Waikato University's Professor Ngahuia te Awekotuku - an acclaimed author, poet, critic and curator - received the Pou Aronui Award for her outstanding service to humanities-aronui over four decades.
Professor Tracey McIntosh, of the University of Auckland, was awarded the Te Rangi Hiroa Medal for advancing our understanding of enduring social injustices that undermine Maori wellbeing.
Professor Murray Cox, Massey University, was awarded the Te Rangi Hiroa Medal for his anthropological work to reconstruct processes of transformation and change in past societies using genetic data.
His research has revealed a number of social features from the past such as marriage rules and farming expansion in Southeast Asia.
The MacDiarmid Medal was presented to Professor Peter Tyler, of Victoria University, for designing and synthesising a new raft of potential drugs that target the enzymes of many diseases.
This has since led to the development of a newly approved lymphoma drug, Mundesine, that is giving patients new hope.
Professor Stephen Henry, of the Auckland University of Technology, was awarded the Pickering Medal for his development and commercialisation of a surface-modification technology called Kode Technology, which showed huge promise for therapeutic use including fighting cancer, reducing surgical infections and healing wounds.
Professor Kim Pickering, of the University of Waikato, was awarded the Scott Medal for her development of composite materials that were more sustainable.
Many composite materials are not biodegradable or recyclable, but Pickering has used more sustainable materials as fibres for reinforcing, such as hemp, wood and harakeke or New Zealand flax.
Professor Ian Woodhead, of Lincoln Agritech, was awarded the Scott Medal for advancing electronic engineering, particularly in developing sensors for the agricultural and environmental sectors, including an electric fence performance sensor, and an electronic soil moisture sensor that allowed for more efficient irrigation systems.

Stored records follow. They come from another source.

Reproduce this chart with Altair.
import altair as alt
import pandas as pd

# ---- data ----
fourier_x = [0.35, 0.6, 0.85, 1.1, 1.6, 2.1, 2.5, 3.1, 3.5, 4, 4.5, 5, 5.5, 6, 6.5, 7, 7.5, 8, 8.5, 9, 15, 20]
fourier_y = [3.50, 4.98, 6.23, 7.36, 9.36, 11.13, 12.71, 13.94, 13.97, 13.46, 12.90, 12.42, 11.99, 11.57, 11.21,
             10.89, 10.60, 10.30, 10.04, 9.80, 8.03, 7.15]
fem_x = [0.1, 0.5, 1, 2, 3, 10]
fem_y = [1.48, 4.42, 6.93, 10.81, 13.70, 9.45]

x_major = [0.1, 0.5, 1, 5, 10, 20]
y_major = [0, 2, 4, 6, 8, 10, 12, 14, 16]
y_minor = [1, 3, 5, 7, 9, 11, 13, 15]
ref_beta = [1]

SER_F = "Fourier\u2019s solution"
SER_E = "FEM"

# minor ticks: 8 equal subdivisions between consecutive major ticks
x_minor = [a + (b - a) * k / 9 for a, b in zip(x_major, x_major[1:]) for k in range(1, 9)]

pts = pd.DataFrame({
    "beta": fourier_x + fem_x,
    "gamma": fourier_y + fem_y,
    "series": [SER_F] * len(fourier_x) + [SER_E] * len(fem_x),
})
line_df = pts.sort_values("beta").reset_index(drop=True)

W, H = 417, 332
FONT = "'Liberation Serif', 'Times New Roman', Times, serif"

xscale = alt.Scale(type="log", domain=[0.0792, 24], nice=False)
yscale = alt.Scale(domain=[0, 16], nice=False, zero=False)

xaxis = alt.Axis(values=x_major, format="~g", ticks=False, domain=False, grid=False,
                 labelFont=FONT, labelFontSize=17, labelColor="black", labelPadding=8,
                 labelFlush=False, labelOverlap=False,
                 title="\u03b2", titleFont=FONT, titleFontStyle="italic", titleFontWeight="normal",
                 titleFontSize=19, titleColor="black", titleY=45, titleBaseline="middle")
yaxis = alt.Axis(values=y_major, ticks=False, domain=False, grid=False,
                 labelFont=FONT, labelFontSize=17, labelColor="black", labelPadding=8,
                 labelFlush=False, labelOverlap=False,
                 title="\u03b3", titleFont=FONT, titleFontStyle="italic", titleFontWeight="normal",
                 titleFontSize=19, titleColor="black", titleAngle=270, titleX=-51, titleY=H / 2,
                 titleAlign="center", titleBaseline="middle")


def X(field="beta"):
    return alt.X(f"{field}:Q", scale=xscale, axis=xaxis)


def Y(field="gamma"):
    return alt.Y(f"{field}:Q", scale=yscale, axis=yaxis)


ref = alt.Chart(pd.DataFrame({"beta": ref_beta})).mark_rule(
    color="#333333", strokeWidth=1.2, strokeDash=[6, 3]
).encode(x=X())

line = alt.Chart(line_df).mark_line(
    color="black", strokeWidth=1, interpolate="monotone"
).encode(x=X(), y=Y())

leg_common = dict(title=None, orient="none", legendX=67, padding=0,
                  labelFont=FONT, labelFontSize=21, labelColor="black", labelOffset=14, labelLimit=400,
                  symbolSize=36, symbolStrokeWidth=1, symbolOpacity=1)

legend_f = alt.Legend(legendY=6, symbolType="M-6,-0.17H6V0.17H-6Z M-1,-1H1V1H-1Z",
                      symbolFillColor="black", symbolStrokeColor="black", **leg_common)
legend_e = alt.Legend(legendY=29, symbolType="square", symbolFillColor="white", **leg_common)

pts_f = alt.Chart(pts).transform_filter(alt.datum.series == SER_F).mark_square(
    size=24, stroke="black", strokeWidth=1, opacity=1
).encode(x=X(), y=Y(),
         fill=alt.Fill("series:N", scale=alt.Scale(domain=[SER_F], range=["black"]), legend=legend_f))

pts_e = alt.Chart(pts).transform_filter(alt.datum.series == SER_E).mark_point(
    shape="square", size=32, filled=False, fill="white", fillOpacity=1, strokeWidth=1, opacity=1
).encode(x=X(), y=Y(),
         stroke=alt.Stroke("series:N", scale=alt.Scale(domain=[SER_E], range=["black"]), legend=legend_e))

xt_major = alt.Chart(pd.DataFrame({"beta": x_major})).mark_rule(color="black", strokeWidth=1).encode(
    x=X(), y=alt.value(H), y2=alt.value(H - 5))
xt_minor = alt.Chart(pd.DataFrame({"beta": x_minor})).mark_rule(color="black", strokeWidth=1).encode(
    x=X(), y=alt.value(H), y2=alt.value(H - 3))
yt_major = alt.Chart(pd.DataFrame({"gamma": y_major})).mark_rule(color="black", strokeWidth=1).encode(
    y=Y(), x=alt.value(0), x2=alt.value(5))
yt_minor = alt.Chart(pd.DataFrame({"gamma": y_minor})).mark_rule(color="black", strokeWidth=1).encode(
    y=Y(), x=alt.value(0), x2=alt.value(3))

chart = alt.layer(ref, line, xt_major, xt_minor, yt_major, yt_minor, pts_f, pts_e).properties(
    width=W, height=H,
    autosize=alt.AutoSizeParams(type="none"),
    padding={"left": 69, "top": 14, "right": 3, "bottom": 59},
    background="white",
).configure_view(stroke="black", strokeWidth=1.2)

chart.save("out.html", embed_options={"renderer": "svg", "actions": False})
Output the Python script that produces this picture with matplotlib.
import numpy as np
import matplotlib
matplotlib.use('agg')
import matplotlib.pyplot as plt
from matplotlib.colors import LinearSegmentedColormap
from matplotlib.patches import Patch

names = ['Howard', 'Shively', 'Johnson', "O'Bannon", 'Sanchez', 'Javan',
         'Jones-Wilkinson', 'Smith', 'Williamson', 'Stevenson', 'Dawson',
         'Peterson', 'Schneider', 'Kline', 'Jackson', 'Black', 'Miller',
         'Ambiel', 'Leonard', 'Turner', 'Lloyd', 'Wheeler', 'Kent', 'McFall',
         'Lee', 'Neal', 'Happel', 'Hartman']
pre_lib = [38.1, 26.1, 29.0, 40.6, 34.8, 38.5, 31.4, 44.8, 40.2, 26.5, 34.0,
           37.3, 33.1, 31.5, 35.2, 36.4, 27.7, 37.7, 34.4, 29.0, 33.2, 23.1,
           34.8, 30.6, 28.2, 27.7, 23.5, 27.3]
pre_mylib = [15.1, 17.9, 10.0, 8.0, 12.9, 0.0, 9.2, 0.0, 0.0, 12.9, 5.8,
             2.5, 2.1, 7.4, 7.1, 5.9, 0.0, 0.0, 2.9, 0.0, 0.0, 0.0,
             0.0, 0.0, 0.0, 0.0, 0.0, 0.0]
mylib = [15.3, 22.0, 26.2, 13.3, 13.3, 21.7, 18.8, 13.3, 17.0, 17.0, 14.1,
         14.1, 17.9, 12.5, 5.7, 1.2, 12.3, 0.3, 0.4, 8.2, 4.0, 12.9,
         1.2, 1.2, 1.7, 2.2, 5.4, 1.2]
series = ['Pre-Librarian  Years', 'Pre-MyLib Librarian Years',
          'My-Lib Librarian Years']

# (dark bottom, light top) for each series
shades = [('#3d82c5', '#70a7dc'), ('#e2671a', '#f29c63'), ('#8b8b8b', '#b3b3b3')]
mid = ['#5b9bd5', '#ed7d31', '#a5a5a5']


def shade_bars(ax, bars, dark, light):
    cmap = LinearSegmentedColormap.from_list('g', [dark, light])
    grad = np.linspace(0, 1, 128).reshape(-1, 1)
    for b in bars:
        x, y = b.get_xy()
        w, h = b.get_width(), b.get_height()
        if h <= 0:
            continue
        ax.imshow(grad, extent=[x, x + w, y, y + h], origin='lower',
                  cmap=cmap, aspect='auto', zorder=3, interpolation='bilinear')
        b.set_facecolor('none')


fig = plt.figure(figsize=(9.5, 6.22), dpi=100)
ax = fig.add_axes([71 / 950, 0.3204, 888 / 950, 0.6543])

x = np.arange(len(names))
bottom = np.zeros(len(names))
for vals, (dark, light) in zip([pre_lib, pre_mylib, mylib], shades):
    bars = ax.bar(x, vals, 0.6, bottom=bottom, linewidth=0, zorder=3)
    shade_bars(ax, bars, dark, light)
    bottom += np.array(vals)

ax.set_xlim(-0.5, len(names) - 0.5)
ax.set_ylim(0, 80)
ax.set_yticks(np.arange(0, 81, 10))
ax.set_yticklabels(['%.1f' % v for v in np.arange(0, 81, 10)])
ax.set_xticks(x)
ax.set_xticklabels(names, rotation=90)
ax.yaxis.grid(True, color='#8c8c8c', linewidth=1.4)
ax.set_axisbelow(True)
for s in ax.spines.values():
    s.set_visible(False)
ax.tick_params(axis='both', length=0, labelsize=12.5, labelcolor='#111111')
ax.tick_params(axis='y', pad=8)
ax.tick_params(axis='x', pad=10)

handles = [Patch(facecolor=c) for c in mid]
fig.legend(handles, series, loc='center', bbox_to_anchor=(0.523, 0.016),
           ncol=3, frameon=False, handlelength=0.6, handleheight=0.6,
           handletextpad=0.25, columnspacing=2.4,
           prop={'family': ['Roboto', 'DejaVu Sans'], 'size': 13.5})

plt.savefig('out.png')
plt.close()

Early career researchers honoured included Canterbury University's Associate Professor Geoff Rodgers, who received the Cooper Award; GNS Science's Dr Ian Hamling, who received the Hamilton Award; Auckland University's Dr Aroha Harris, who received the Royal Society Te Aparangi Early Career Researcher Award in Humanities; Otago University PhD student Ryan Thomas, who received the Hatherton Award; and Auckland University's Dr Danny Osborne, who was awarded the Royal Society Te Aparangi Early Career Research Award in Social Sciences.